While the company currently creates everything from cello displays to amp hangers, the product that started it all is what we now know as the String Swing CC01K-BW. To learn more about this guitar hanger and how it will work for your needs check out the specifications below.
The main appeal of this guitar hanger is that it’s one of the few stands that doesn’t detract from a space’s aesthetic appeal. It’s a good compromise in households where one member doesn’t like having guitars and stands all over the floors. It’s probably saved more marriages than couples counseling at this point.
Something to keep in mind is that this guitar holder does require a bit of mechanical knowledge to securely fasten to the wall, so if you’re not really experienced with tools be sure to look up a few tutorials on how to properly attach the hanger. So long as it’s installed well it’s just as stable as any stand, but if it’s not the potential does exist that it could break loose of the wall.
Lastly, the main notable feature of this hanger compared to similar products is that the cradle (where you place the guitar’s headstock” is very deep. This just helps to make the unit a bit more flexible so that guitars with a variety of different headstocks can be securely placed in the unit. There’s also plenty of clearance for the vast majority of acoustic instruments, with the only body style that potentially not work being an arched-back jumbo. Dreadnoughts and any smaller body style should work perfectly well.
The String Swing CC01K Hardwood Home and Studio Guitar Keeper is a great option for any musician looking for a way to display their guitars in a way that gives them easy access to their instruments. The only potential flaw is that the included drywall anchors don’t seem to be of the highest quality.
Gator Frameworks Guitar Stand
Founded in 2000 by father-daughter team Jerry Freed and Crystal Morris, Gator Cases has quickly become one of the most widely respected manufacturers of instrument cases currently in operation.

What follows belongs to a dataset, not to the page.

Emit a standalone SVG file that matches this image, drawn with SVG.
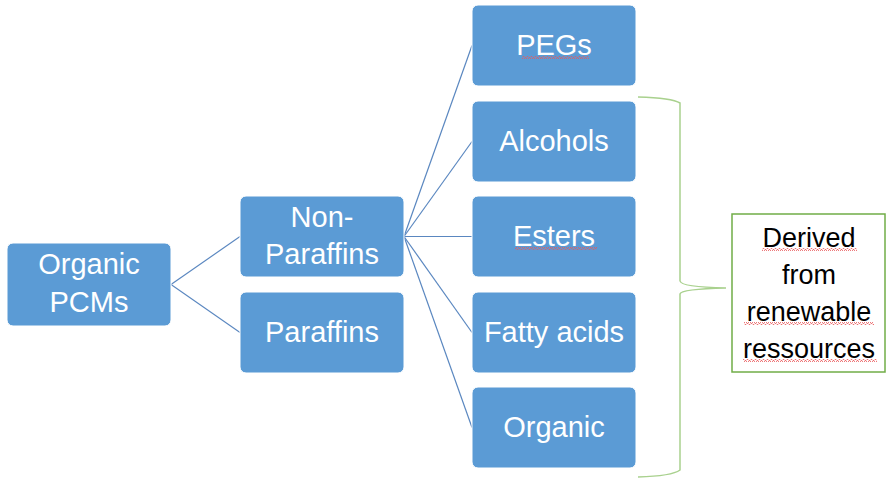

The company fills a niche that few ever had by offering an alternative case for any electric guitar that offered a higher degree of durability while still remaining affordable.
The company actually has pretty humble roots. When they first started Gator Cases all they had to their name was a few different models of electric guitar cases, a handful of which they took to the 2000 Summer NAMM show in Nashville, Tennessee. Since then the line has grown to encompass more than 1000 different products made from everything to vacuum-formed plastic cases to guitar stands.
Speaking of which, while Gator is known for their guitar cases every product they make is engineered to a similar degree of quality. The most obvious thing about this stand is that it’s intended to hold two guitars simultaneously. This is a huge plus to gigging musicians who need a stand for both their main guitar and its backup. The stand also doesn’t have all that large of a footprint, and will definitely save on space when compared to using two individual stands.
This stand is also infinitely more portable than the larger rack units that some musicians use, which really aren’t all that practical for those of us who don’t have a truck or van at our disposal. The stand is also built with materials that are good for the price point. The stand also comes with a neck restraint in both positions, which will definitely help to ease your mind if you plan on using this stand during a live performance.
Lastly, the stand can be used with both an acoustic and an electric guitar. It’s also large enough to fit an electric bass guitar. You can also adjust the height of the neck cradle if you happen to have a guitar that’s significantly longer or shorter than a standard model. The stand has a lot of utility, and seems to be well finished aesthetically with an attractive matte black. Gator does offer a three-year warranty on all of their products. So should you happen to experience any issues you can have it replaced.
The Gator GFW-GTR-2000 Frameworks Guitar Stand is a good value for the musician looking for a stand that can hold two guitars simultaneously.